Carvalho da Silva | Jornal de Notícias
| opinião
Foi anunciado que em finais de
junho a União Europeia (UE) tomaria decisões históricas a respeito do seu
futuro e em particular sobre o euro, capazes de resolver as deficiências da
moeda única e esconjurar crises futuras. Reparemos agora nos temas da agenda
que acompanha a convocação da reunião: (1) migrações; (2) segurança e defesa;
(3) emprego, crescimento e competitividade; (4) inovação e Europa digital,
orçamento de longo prazo da UE; (5) relações externas. Perguntar-me-ão, então
onde pára o euro? Um parágrafo adicional esclarece: "os líderes discutirão
também o Brexit (em formato UE 27) e a eurozona (em formato Cimeira do
Euro)".
Tal agenda significa que outras
questões urgentes se amontoaram, nomeadamente migrações, segurança e defesa,
relações com os EUA. Mas quer dizer também que temas estruturais basilares como
o euro continuam a ser evitados. Como conseguirão os dirigentes europeus
discutir os delicados pontos da agenda e ainda ter fôlego (nalguma ceia ou ao
pequeno-almoço reforçados?) para tomar decisões históricas sobre o euro?
Dir-se-á que na UE todas as
decisões são preparadas previamente e as cimeiras são um pró-forma. Se assim
for, e não há dúvida que andam por aí discussões sobre o euro, é muito
preocupante que essas discussões possam culminar em deliberações acerca das
quais ninguém, a não ser os habitantes do Olimpo europeu, foi ouvido ou achado.
Neste tempo que estamos a viver, há fortes razões para se duvidar que esta
cimeira se limite à verificação de consensos em todos os pontos da agenda, ou a
acrescentos de vírgulas no comunicado final. O que vai efetivamente ser
discutido e com que profundidade é, pois, desconhecido. E é difícil imaginar
uma ordem de trabalhos mais agreste e um contexto pior do que este para uma
mera discussão, quanto mais para tomar decisões nos vários pontos enunciados e
ainda quanto ao euro.
No quadro internacional
assistimos hoje a movimentações geoestratégicas carregadas de sombras e de
difícil perspetivação do rumo para que nos conduzem. Entretanto, a UE está prenhe
de contradições e cada vez mais desequilibrada, em resultado do reforço da
extrema-direita e do crescendo de compromissos do conservadorismo tradicional
com essa mesma extrema-direita. Trump não imaginava conquistar tantos
"aliados europeus" em tão pouco tempo.
A cimeira tem quase tudo para
correr mal. E correr mal, a respeito de decisões sobre o euro, pode significar
a adoção de mais alguns pequenos passos na direção da transferência de
soberania para a União, sem assunção coletiva de responsabilidades políticas e
financeiras. Vai-se consolidando o "nós mandamos, mas tu pagas" que
vem sendo posto em prática e continuará a existir na chamada União Bancária: o
tipo de "mais Europa" com que a Alemanha concorda. Pode representar,
também, um desacordo radical propiciador de condições para um colapso
desordenado de todo o edifício.
O que seria esta cimeira correr
bem neste contexto? Talvez um reconhecimento sensato de que a fuga para a
frente, quando as brechas da construção se alargam, apenas contribui para aprofundar
essas mesmas brechas e precipitar um resultado calamitoso, ou seja, o
reconhecimento de que a União Económica e Monetária, sobretudo num contexto de
agravamento das divergências políticas, sociais e económicas, não é reparável.

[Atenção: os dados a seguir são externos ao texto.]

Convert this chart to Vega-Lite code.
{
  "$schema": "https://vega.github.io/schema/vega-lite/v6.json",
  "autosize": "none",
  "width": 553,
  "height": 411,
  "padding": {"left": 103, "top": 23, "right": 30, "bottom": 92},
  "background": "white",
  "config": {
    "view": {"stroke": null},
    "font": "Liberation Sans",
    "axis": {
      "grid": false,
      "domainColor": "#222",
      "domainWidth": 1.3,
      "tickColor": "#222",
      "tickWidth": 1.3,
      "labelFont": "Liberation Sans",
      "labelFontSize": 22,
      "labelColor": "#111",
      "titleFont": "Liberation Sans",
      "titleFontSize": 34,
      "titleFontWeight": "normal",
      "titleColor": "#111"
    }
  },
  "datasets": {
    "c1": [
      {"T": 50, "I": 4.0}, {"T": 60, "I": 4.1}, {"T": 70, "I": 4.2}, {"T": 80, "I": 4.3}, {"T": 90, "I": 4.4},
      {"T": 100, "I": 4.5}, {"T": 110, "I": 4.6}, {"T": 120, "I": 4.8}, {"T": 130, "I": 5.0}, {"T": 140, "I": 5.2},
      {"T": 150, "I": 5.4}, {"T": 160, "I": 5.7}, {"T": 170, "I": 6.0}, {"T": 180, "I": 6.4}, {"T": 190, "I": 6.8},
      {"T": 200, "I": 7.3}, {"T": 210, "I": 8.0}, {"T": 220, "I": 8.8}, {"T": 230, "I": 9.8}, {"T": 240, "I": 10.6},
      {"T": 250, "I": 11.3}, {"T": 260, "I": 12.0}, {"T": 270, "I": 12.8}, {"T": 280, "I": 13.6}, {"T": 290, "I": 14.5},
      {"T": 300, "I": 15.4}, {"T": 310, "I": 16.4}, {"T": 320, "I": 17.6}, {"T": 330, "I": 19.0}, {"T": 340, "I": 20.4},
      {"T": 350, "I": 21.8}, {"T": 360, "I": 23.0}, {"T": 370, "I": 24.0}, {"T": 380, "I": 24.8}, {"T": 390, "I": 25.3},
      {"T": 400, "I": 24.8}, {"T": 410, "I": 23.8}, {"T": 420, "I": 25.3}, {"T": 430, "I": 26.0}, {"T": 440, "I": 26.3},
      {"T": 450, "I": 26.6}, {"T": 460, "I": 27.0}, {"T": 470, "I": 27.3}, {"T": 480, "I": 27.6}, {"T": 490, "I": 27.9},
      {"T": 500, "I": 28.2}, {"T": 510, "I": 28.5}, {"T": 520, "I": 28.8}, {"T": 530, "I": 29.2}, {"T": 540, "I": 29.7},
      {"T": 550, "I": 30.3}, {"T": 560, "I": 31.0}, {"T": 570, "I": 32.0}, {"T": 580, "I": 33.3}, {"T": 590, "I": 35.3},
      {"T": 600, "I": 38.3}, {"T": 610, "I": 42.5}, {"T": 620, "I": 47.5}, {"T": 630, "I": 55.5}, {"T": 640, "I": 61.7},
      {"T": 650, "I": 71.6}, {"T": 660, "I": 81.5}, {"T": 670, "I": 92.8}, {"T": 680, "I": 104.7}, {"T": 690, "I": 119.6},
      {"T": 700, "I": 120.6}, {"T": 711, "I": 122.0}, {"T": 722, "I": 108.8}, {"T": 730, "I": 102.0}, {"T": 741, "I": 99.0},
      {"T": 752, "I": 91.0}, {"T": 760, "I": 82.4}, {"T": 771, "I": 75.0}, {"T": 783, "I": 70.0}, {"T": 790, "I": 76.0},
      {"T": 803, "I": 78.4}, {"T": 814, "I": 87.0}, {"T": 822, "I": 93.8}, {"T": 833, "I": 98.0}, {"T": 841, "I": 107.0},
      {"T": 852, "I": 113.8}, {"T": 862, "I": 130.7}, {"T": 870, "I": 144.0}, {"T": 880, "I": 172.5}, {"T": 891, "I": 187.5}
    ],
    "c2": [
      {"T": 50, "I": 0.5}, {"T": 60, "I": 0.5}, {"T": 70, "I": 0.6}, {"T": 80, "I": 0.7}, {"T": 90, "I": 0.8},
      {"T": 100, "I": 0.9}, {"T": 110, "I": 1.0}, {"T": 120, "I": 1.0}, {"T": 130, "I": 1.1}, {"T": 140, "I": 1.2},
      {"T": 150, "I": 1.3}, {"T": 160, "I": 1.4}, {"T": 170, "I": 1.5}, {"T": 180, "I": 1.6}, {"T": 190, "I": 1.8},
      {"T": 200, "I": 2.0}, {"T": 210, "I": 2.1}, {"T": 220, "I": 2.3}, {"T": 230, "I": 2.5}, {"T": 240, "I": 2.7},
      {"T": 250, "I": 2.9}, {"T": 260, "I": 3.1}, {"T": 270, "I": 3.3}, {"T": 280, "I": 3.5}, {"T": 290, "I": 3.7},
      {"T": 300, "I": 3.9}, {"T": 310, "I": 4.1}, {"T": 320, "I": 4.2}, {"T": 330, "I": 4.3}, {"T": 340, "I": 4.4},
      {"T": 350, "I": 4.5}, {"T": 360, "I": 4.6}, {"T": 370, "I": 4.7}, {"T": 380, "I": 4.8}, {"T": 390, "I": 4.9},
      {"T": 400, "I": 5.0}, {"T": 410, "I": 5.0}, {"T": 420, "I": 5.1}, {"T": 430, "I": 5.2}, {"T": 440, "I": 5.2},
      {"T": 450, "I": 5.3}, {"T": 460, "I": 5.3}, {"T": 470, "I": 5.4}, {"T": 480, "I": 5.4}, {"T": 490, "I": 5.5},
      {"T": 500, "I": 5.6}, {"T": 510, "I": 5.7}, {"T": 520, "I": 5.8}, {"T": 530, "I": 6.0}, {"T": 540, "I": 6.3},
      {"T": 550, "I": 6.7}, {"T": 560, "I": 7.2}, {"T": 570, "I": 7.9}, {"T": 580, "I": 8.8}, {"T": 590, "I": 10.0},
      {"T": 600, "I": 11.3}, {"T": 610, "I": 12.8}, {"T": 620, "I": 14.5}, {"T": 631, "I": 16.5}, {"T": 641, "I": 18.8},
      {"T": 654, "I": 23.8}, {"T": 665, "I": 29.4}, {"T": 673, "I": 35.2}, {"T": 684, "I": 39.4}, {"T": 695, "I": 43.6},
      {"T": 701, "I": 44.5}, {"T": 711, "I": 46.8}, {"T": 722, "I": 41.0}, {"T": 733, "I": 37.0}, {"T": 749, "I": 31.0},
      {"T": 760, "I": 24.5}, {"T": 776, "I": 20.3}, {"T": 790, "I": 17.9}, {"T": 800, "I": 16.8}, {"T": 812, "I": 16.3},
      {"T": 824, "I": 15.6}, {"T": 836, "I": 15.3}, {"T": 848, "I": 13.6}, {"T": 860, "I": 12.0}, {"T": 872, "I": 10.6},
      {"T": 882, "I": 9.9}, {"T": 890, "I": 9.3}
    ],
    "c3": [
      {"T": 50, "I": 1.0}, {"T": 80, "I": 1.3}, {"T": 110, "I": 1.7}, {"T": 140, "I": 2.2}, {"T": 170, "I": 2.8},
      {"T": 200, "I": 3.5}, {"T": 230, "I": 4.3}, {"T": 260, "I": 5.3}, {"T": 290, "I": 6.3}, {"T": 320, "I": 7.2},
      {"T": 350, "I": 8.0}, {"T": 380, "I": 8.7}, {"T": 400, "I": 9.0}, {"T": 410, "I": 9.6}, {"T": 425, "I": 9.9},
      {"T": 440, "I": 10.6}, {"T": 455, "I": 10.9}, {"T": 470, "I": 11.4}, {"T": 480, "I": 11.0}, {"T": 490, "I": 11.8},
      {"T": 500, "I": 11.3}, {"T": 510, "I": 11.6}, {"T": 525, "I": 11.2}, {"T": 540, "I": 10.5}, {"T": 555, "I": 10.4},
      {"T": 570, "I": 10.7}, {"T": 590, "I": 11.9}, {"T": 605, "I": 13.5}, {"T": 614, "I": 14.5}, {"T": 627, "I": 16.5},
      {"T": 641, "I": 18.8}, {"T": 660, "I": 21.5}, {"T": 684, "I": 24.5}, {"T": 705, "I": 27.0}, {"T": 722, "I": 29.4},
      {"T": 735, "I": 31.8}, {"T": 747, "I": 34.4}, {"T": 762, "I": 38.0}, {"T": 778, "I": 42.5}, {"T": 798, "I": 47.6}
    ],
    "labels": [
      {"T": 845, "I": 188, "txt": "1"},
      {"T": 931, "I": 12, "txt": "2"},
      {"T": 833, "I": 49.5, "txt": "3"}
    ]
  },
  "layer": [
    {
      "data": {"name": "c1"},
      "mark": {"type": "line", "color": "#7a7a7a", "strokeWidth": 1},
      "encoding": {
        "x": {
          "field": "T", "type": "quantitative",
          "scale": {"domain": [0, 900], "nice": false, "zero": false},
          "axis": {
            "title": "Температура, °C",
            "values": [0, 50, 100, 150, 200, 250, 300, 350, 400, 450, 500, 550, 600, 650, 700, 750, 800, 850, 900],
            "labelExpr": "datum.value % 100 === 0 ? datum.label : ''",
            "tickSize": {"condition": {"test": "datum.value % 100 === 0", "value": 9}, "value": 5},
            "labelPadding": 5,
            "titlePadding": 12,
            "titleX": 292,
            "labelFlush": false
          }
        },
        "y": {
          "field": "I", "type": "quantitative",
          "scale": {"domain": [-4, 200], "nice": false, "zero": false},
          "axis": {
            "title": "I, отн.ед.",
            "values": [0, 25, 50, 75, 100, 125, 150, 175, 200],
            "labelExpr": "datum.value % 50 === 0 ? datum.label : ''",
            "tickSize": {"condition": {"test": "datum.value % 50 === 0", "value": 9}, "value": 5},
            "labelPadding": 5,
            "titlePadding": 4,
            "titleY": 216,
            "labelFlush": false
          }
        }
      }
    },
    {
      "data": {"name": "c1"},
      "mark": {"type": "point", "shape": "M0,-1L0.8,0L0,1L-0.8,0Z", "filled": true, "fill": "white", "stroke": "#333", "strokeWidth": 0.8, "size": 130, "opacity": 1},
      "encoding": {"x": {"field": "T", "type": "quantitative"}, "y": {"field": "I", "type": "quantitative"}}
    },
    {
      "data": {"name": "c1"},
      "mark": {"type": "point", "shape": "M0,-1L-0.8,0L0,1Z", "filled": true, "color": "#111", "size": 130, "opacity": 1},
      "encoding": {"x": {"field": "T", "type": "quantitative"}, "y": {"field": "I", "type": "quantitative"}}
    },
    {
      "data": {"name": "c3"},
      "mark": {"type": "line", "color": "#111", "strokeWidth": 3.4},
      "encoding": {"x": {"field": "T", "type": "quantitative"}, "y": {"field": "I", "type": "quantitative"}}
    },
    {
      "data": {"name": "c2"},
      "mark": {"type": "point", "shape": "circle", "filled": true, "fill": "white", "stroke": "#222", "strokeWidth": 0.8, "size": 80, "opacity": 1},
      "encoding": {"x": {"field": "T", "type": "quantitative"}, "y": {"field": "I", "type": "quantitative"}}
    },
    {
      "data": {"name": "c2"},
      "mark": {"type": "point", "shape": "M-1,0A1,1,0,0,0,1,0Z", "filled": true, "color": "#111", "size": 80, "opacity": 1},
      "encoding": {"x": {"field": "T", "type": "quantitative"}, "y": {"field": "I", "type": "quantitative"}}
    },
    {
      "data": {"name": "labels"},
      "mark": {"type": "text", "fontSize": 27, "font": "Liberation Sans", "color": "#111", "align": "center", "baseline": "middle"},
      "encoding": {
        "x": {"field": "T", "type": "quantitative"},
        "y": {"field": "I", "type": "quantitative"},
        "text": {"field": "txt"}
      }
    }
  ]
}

Ela transformou-se numa bomba-relógio que deve ser cuidadosamente manipulada e
desativada, dando lugar a um projeto que, sendo comum, assente num ordenamento
de cooperação entre povos e países, em regras e compromissos que permitam aos
governos nacionais disporem de capacidades e de instrumentos de políticas com
que possam efetivar projetos de desenvolvimento específicos de cada país,
exercer as suas responsabilidades e cumprir os mandatos para que foram eleitos.

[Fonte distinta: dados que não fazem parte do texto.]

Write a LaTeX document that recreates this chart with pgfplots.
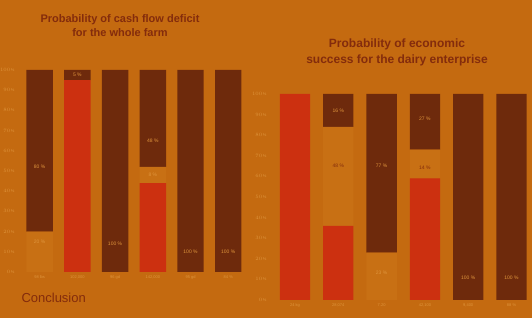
\documentclass[border=0pt]{standalone}
\usepackage{pgfplots}
\pgfplotsset{compat=1.18}
\usepackage{fontspec}
\setmainfont{Liberation Sans}
\definecolor{bg}{RGB}{196,106,16}
\definecolor{darkb}{RGB}{110,42,12}
\definecolor{redb}{RGB}{204,48,16}
\definecolor{orb}{RGB}{200,112,20}
\definecolor{ttl}{RGB}{132,44,12}
\definecolor{lbl}{RGB}{222,148,60}
\pgfplotsset{
  slide/.style={
    scale only axis, anchor=south west,
    ybar stacked, bar width=0.7,
    ymin=0, ymax=100, ytick={0,10,...,100},
    yticklabel={\pgfmathprintnumber{\tick}\,\%},
    axis line style={draw=none}, major tick length=0pt,
    xtick={0,1,2,3,4,5},
    tick label style={font=\fontsize{4}{4}\selectfont, text=lbl},
    yticklabel style={xshift=1pt},
    clip=false,
  },
  labs/.style={
    scale only axis, anchor=south west, hide axis, clip=false,
    ymin=0, ymax=100,
  },
  lab/.style={only marks, mark=*, mark size=0pt, mark options={draw=none,fill=none},
    nodes near coords, point meta=explicit symbolic, nodes near coords align=center,
    nodes near coords style={font=\fontsize{5}{5}\selectfont, text=#1, inner sep=0pt}},
}
\begin{document}
\begin{tikzpicture}
\useasboundingbox (0,0) rectangle (532pt,318pt);
\clip (0,0) rectangle (532pt,318pt);
\fill[bg] (0,0) rectangle (532pt,318pt);
\begin{axis}[slide, at={(17pt,46pt)}, width=232pt, height=202pt,
  xmin=-0.6, xmax=5.55,
  xticklabels={98 lbs,102{,}000,96 gd,142{,}000,95 gd,84 \%}]
\addplot[fill=redb,draw=none] coordinates {(0,0) (1,95) (2,0) (3,44) (4,0) (5,0)};
\addplot[fill=orb,draw=none] coordinates {(0,20) (1,0) (2,0) (3,8) (4,0) (5,0)};
\addplot[fill=darkb,draw=none] coordinates {(0,80) (1,5) (2,100) (3,48) (4,100) (5,100)};
\end{axis}
\begin{axis}[labs, at={(17pt,46pt)}, width=232pt, height=202pt, xmin=-0.6, xmax=5.55]
\addplot[lab=lbl] coordinates {(0,52) [80 \%] (0,15) [20 \%] (1,97.5) [5 \%] (2,14) [100 \%]
  (3,65) [48 \%] (3,48) [8 \%] (4,10) [100 \%] (5,10) [100 \%]};
\end{axis}
\begin{axis}[slide, at={(269pt,18pt)}, width=262pt, height=206pt,
  xmin=-0.6, xmax=5.45,
  xticklabels={24 kg,28{,}074,7.20,42{,}100,9{,}400,88 \%}]
\addplot[fill=redb,draw=none] coordinates {(0,100) (1,36) (2,0) (3,59) (4,0) (5,0)};
\addplot[fill=orb,draw=none] coordinates {(0,0) (1,48) (2,23) (3,14) (4,0) (5,0)};
\addplot[fill=darkb,draw=none] coordinates {(0,0) (1,16) (2,77) (3,27) (4,100) (5,100)};
\end{axis}
\begin{axis}[labs, at={(269pt,18pt)}, width=262pt, height=206pt, xmin=-0.6, xmax=5.45]
\addplot[lab=lbl] coordinates {(1,92) [16 \%] (2,65) [77 \%] (2,13) [23 \%] (3,88) [27 \%]
  (4,11) [100 \%] (5,11) [100 \%]};
\addplot[lab=ttl] coordinates {(1,65) [48 \%] (3,64) [14 \%]};
\end{axis}
\node[text=ttl, font=\bfseries\fontsize{11}{14}\selectfont, align=center] at (120pt,292pt) {Probability of cash flow deficit\\for the whole farm};
\node[text=ttl, font=\bfseries\fontsize{12}{16}\selectfont, align=center] at (397pt,266pt) {Probability of economic\\success for the dairy enterprise};
\node[text=ttl, font=\fontsize{13}{15}\selectfont, anchor=west] at (18pt,20pt) {Conclusion};
\end{tikzpicture}
\end{document}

Todos os grandes temas que
emergiram na agenda política nacional nas últimas semanas - limitações
orçamentais, saúde, educação, demografia, qualidade de emprego, inovação
tecnológica - só poderão ter resposta com políticas nacionais específicas que
certos constrangimentos europeus instituídos impedem. Realismo, hoje, é
reconhecer este facto. Precisamos de governação com pés bem assentes na terra.